DISC (2025)

Just because two people have been intimate doesn’t mean they’ve been intimate intimate. In the waking moments after their one-night stand at a conference, Alex and Carey learn this, caught unawares by a situation requiring a much deeper connection.

With DISC running all of 14 minutes, credits and all, I’m not about to reveal details of the hole in which they find themselves. As Carey (Jim Cummings, The Last Stop in Yuma County) cryptically explains to the knocking housekeeper why they can’t cede the room quite yet, “This is R-rated stuff … so I’m sorry.”

Although Cummings isn’t DISC’s director (that’d be one Blake Winston Rice), it tonally fits his own wonderful films. One could see Cummings’ reluctant philanderer from The Beta Test stumbling into this fine mess of lanyard-bearing lovers. The other, Alex, the yin to his yang, is played by Victoria Ratermanis. She was heretofore unknown to me, as confirmed by a trip to her IMDb page (where her bio incorrectly calls her “an Oscar nominated actor”). Aside from starring, she also wrote the short with Rice from her (hopefully true) story.

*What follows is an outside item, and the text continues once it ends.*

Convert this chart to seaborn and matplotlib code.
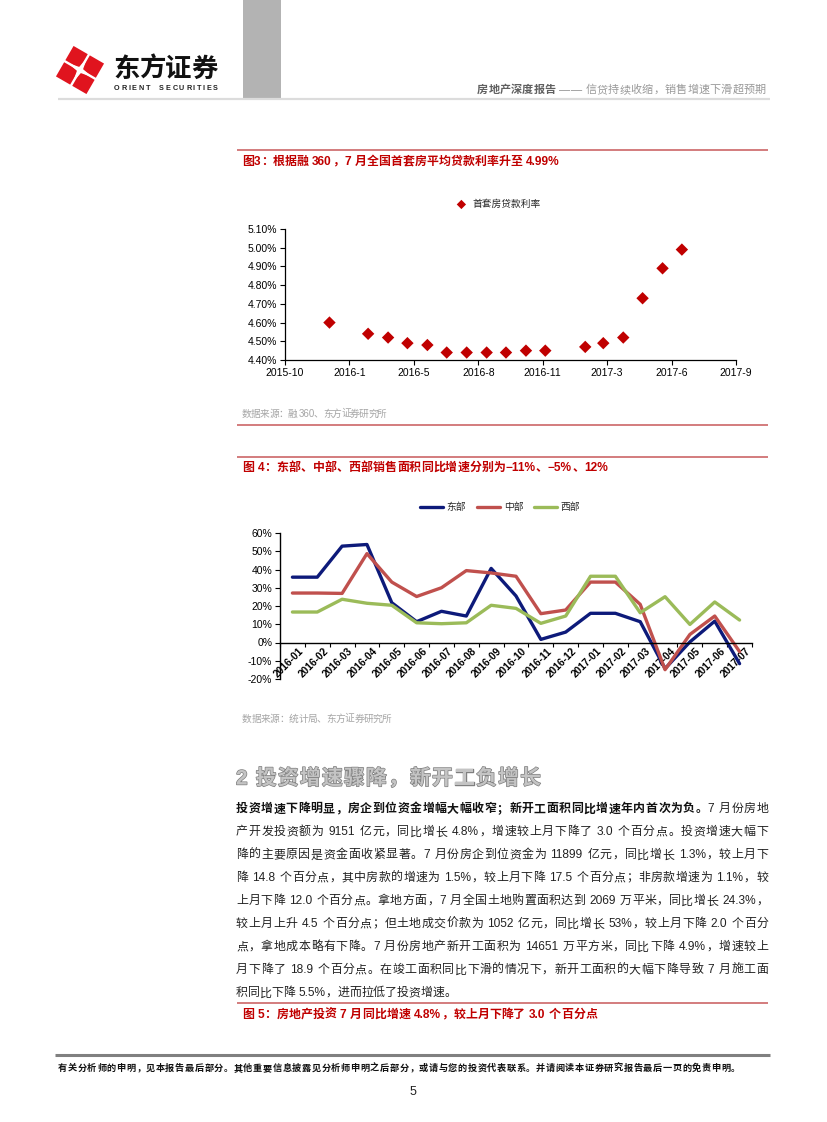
import re
import matplotlib
matplotlib.use('Agg')
import matplotlib.pyplot as plt
import matplotlib.dates as mdates
import matplotlib.patheffects as pe
from matplotlib import font_manager
from matplotlib.patches import Rectangle, Polygon
from matplotlib.lines import Line2D
from matplotlib.transforms import ScaledTranslation
import numpy as np
import pandas as pd
import seaborn as sns

# ---------------- data ----------------
rate_months = ['2016-01', '2016-03', '2016-04', '2016-05', '2016-06', '2016-07',
               '2016-08', '2016-09', '2016-10', '2016-11', '2016-12',
               '2017-02', '2017-03', '2017-04', '2017-05', '2017-06', '2017-07']
rate_values = [4.60, 4.54, 4.52, 4.49, 4.48, 4.44, 4.44, 4.44, 4.44, 4.45, 4.45,
               4.47, 4.49, 4.52, 4.73, 4.89, 4.99]
rate_axis_start = '2015-10-24'
rate_tick_labels = ['2015-10', '2016-1', '2016-5', '2016-8', '2016-11', '2017-3', '2017-6', '2017-9']
rate_series_name = '首套房贷款利率'

region_months = ['2016-01', '2016-02', '2016-03', '2016-04', '2016-05', '2016-06', '2016-07',
                 '2016-08', '2016-09', '2016-10', '2016-11', '2016-12', '2017-01', '2017-02',
                 '2017-03', '2017-04', '2017-05', '2017-06', '2017-07']
east = [35.8, 35.8, 52.8, 53.7, 21.8, 11.4, 17.1, 14.5, 40.6, 25.5, 1.7, 5.7, 16.0, 16.0,
        11.4, -14.3, 0.3, 11.7, -11.6]
central = [27.1, 27.1, 26.9, 48.7, 33.1, 25.2, 30.0, 39.4, 38.1, 36.3, 15.8, 17.8, 33.1, 33.1,
           20.9, -14.9, 4.4, 14.5, -5.0]
west = [16.7, 16.7, 23.7, 21.5, 20.4, 10.8, 10.3, 10.8, 20.4, 18.7, 10.5, 14.5, 36.3, 36.3,
        16.3, 25.1, 9.9, 22.2, 12.3]
region_names = ['东部', '中部', '西部']
region_ticks = [-20, -10, 0, 10, 20, 30, 40, 50, 60]

# ---------------- style ----------------
sns.set_theme(style='ticks')
names = {f.name for f in font_manager.fontManager.ttflist}
NARROW = 'Liberation Sans Narrow' if 'Liberation Sans Narrow' in names else 'Liberation Sans'
LAT = ['Liberation Sans', 'Noto Sans CJK SC', 'DejaVu Sans']
NAR = [NARROW, 'Liberation Sans', 'DejaVu Sans']
plt.rcParams['font.family'] = LAT
plt.rcParams['axes.unicode_minus'] = False

RED_T = '#C00000'
RED_L = '#C8595A'

W, H = 827, 1122
fig = plt.figure(figsize=(W / 100, H / 100), dpi=100)
fig.patch.set_facecolor('white')
page = fig.add_axes([0, 0, 1, 1])
page.set_xlim(0, W)
page.set_ylim(H, 0)
page.axis('off')
renderer = fig.canvas.get_renderer()


def px(pt):
    return pt * 100 / 72


TOKEN = re.compile(r'[A-Za-z0-9.%\-−]+| |.')


def text_line(x0, yc, segments, size, x1=None, per_char=False, family=None, effects=None):
    fam = family or LAT
    toks = []
    for s, weight, color in segments:
        parts = list(s) if per_char else TOKEN.findall(s)
        for p in parts:
            toks.append((p, weight, color))
    base = yc + 0.36 * px(size)
    items = []
    for p, weight, color in toks:
        if p == ' ':
            items.append((None, 0.28 * px(size)))
            continue
        t = page.text(0, base, p, fontsize=size, fontweight=weight, color=color,
                      family=fam, ha='left', va='baseline')
        if effects:
            t.set_path_effects(effects)
        w = t.get_window_extent(renderer).width
        items.append((t, w))
    total = sum(w for _, w in items)
    gap = 0
    if x1 is not None and len(items) > 1:
        gap = (x1 - x0 - total) / (len(items) - 1)
    x = x0
    for t, w in items:
        if t is not None:
            t.set_x(x)
        x += w + gap


def hline(y, x0, x1, color, lw):
    page.add_line(Line2D([x0, x1], [y, y], color=color, lw=lw, solid_capstyle='butt'))


# ---------------- header ----------------
page.add_patch(Rectangle((243, 0), 38, 98, color='#b3b3b3', lw=0))
hline(98.5, 58, 770, '#dcdcdc', 1.6)

c = np.array([80.0, 70.0])
th = np.deg2rad(30)
u = np.array([np.cos(th), np.sin(th)])
v = np.array([-np.sin(th), np.cos(th)])
for a in (-1, 1):
    for b in (-1, 1):
        cc = c + 9.4 * a * u + 9.4 * b * v
        hs = 8.2
        pts = [cc + hs * (i * u + j * v) for i, j in ((-1, -1), (1, -1), (1, 1), (-1, 1))]
        page.add_patch(Polygon(pts, closed=True, color='#E0141E', lw=0))
star = []
for k in range(4):
    ang = th + k * np.pi / 2
    d = np.array([np.cos(ang), np.sin(ang)])
    d2 = np.array([np.cos(ang + np.pi / 4), np.sin(ang + np.pi / 4)])
    star.append(c + 14 * d)
    star.append(c + 3.2 * d2)
page.add_patch(Polygon(star, closed=True, color='white', lw=0))

text_line(113, 67, [('东方证券', 'bold', '#111111')], 19, x1=218)
text_line(114, 87.5, [('ORIENT  SECURITIES', 'bold', '#222222')], 5.2, x1=218, per_char=True)

text_line(477, 89, [('房地产深度报告', 'bold', '#606060'), (' —— ', 'normal', '#8a8a8a'),
                    ('信贷持续收缩，销售增速下滑超预期', 'normal', '#999999')], 8, x1=766)

# ---------------- figure 3 ----------------
hline(150, 237, 768, RED_L, 1.1)
text_line(242, 160.5, [('图3：根据融 360，7 月全国首套房平均贷款利率升至 4.99%', 'bold', RED_T)], 8.6, x1=560)

ax1 = fig.add_axes([285 / W, 1 - 360 / H, (736 - 285) / W, (360 - 229) / H])
df1 = pd.DataFrame({'date': pd.to_datetime(rate_months), 'rate': rate_values})
sns.scatterplot(data=df1, x='date', y='rate', marker='D', s=40, color=RED_T,
                edgecolor='none', ax=ax1)
start = mdates.date2num(pd.Timestamp(rate_axis_start))
xt = start + 100 * np.arange(len(rate_tick_labels))
ax1.set_xlim(xt[0], xt[-1])
ax1.set_xticks(xt)
ax1.set_xticklabels(rate_tick_labels, family=NAR, fontsize=7.5)
yt = np.round(np.arange(4.40, 5.1001, 0.10), 2)
ax1.set_ylim(4.40, 5.10)
ax1.set_yticks(yt)
ax1.set_yticklabels([f'{t:.2f}%' for t in yt], family=NAR, fontsize=7.5)
ax1.set_xlabel('')
ax1.set_ylabel('')
for s in ('top', 'right'):
    ax1.spines[s].set_visible(False)
for s in ('left', 'bottom'):
    ax1.spines[s].set_color('black')
    ax1.spines[s].set_linewidth(0.9)
ax1.tick_params(axis='both', direction='out', length=3.5, width=0.8, color='black', pad=2,
                labelcolor='black')
ax1.set_facecolor('white')
fig.legend([ax1.collections[0]], [rate_series_name], loc='center',
           bbox_to_anchor=(496 / W, 1 - 204 / H), frameon=False, handletextpad=0.1,
           markerscale=0.75, prop={'family': ['Noto Sans CJK SC'], 'size': 7})

text_line(242, 413, [('数据来源：融 360、东方证券研究所', 'normal', '#a6a6a6')], 7, x1=387)
hline(425, 237, 768, RED_L, 1.1)

# ---------------- figure 4 ----------------
hline(457, 237, 768, RED_L, 1.1)
text_line(242, 466.5, [('图 4：东部、中部、西部销售面积同比增速分别为−11%、−5%、12%', 'bold', RED_T)], 8.6, x1=608)

ax2 = fig.add_axes([280 / W, 1 - 679 / H, (752 - 280) / W, (679 - 533) / H])
df2 = pd.DataFrame({
    'month': region_months * 3,
    'value': east + central + west,
    'region': [region_names[0]] * len(east) + [region_names[1]] * len(central) + [region_names[2]] * len(west),
})
sns.lineplot(data=df2, x='month', y='value', hue='region', hue_order=region_names,
             palette=['#0D1A7A', '#C0504D', '#9BBB59'], linewidth=2.4, sort=False, ax=ax2)
ax2.set_xlim(-0.5, len(region_months) - 0.5)
ax2.set_ylim(region_ticks[0], region_ticks[-1])
ax2.set_yticks(region_ticks)
ax2.set_yticklabels([f'{t}%' for t in region_ticks], family=NAR, fontsize=7.5)
ax2.set_xticks(range(len(region_months)))
ax2.set_xticklabels(region_months)
ax2.set_xticks(np.arange(len(region_months) + 1) - 0.5, minor=True)
ax2.set_xlabel('')
ax2.set_ylabel('')
for s in ('top', 'right'):
    ax2.spines[s].set_visible(False)
ax2.spines['bottom'].set_position(('data', 0))
for s in ('left', 'bottom'):
    ax2.spines[s].set_color('black')
    ax2.spines[s].set_linewidth(1.0)
ax2.tick_params(axis='y', direction='out', length=3.5, width=0.8, color='black', pad=2, labelcolor='black')
ax2.tick_params(axis='x', which='major', length=0, pad=2.5, labelcolor='black')
ax2.tick_params(axis='x', which='minor', direction='out', length=3, width=0.8, color='black')
off = ScaledTranslation(4 / 72, 0, fig.dpi_scale_trans)
for lab in ax2.get_xticklabels():
    lab.set_rotation(45)
    lab.set_ha('right')
    lab.set_va('top')
    lab.set_rotation_mode('anchor')
    lab.set_fontweight('bold')
    lab.set_fontsize(7.4)
    lab.set_family(NAR)
    lab.set_transform(lab.get_transform() + off)
ax2.set_facecolor('none')
sns.move_legend(ax2, 'center', bbox_to_anchor=(500 / W, 1 - 507 / H), bbox_transform=fig.transFigure,
                ncol=3, frameon=False, title=None, handlelength=2.4, columnspacing=1.1,
                handletextpad=0.35, prop={'family': ['Noto Sans CJK SC'], 'size': 7})

text_line(242, 718, [('数据来源：统计局、东方证券研究所', 'normal', '#a6a6a6')], 7, x1=392)

# ---------------- section text ----------------
text_line(236, 777, [('2 投资增速骤降，新开工负增长', 'bold', '#c4c4c4')], 15, x1=541,
          effects=[pe.Stroke(linewidth=1.0, foreground='#7f7f7f'), pe.Normal()])

body = [
    [('投资增速下降明显，房企到位资金增幅大幅收窄；新开工面积同比增速年内首次为负。', 'bold', '#111111'),
     ('7 月份房地', 'normal', '#222222')],
    [('产开发投资额为 9151 亿元，同比增长 4.8%，增速较上月下降了 3.0 个百分点。投资增速大幅下', 'normal', '#222222')],
    [('降的主要原因是资金面收紧显著。7 月份房企到位资金为 11899 亿元，同比增长 1.3%，较上月下', 'normal', '#222222')],
    [('降 14.8 个百分点，其中房款的增速为 1.5%，较上月下降 17.5 个百分点；非房款增速为 1.1%，较', 'normal', '#222222')],
    [('上月下降 12.0 个百分点。拿地方面，7 月全国土地购置面积达到 2069 万平米，同比增长 24.3%，', 'normal', '#222222')],
    [('较上月上升 4.5 个百分点；但土地成交价款为 1052 亿元，同比增长 53%，较上月下降 2.0 个百分', 'normal', '#222222')],
    [('点，拿地成本略有下降。7 月份房地产新开工面积为 14651 万平方米，同比下降 4.9%，增速较上', 'normal', '#222222')],
    [('月下降了 18.9 个百分点。在竣工面积同比下滑的情况下，新开工面积的大幅下降导致 7 月施工面', 'normal', '#222222')],
    [('积同比下降 5.5%，进而拉低了投资增速。', 'normal', '#222222')],
]
for i, segs in enumerate(body):
    last = i == len(body) - 1
    text_line(236, 808 + 23 * i, segs, 8.6, x1=None if last else 768)

hline(1003, 237, 768, RED_L, 1.1)
text_line(242, 1013.5, [('图 5：房地产投资 7 月同比增速 4.8%，较上月下降了 3.0 个百分点', 'bold', RED_T)], 8.6, x1=597)

# ---------------- footer ----------------
hline(1055, 55, 770, '#808080', 2.2)
text_line(58, 1067.5, [('有关分析师的申明，见本报告最后部分。其他重要信息披露见分析师申明之后部分，或请与您的投资代表联系。并请阅读本证券研究报告最后一页的免责申明。', 'bold', '#111111')], 6.6, x1=740)
page.text(413, 1092, '5', fontsize=9, family=NAR, ha='center', va='center', color='#222222')

fig.savefig('out.png', dpi=100, facecolor='white')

Shooting in a fleabag motel with curtains the transparency of tissue makes the cringe-comedy piece feel more awkward and stressful — and, yes, funny — than the comparative professionalism of a hotel room (posh or economical) would allow. That smart decision pays immediate dividends, even if DISC’s final moments do not, in a grace note that feels unearned. That extends to a title card that attempts to pass off the all-caps title as an acronym — one that seems more convenient than functional.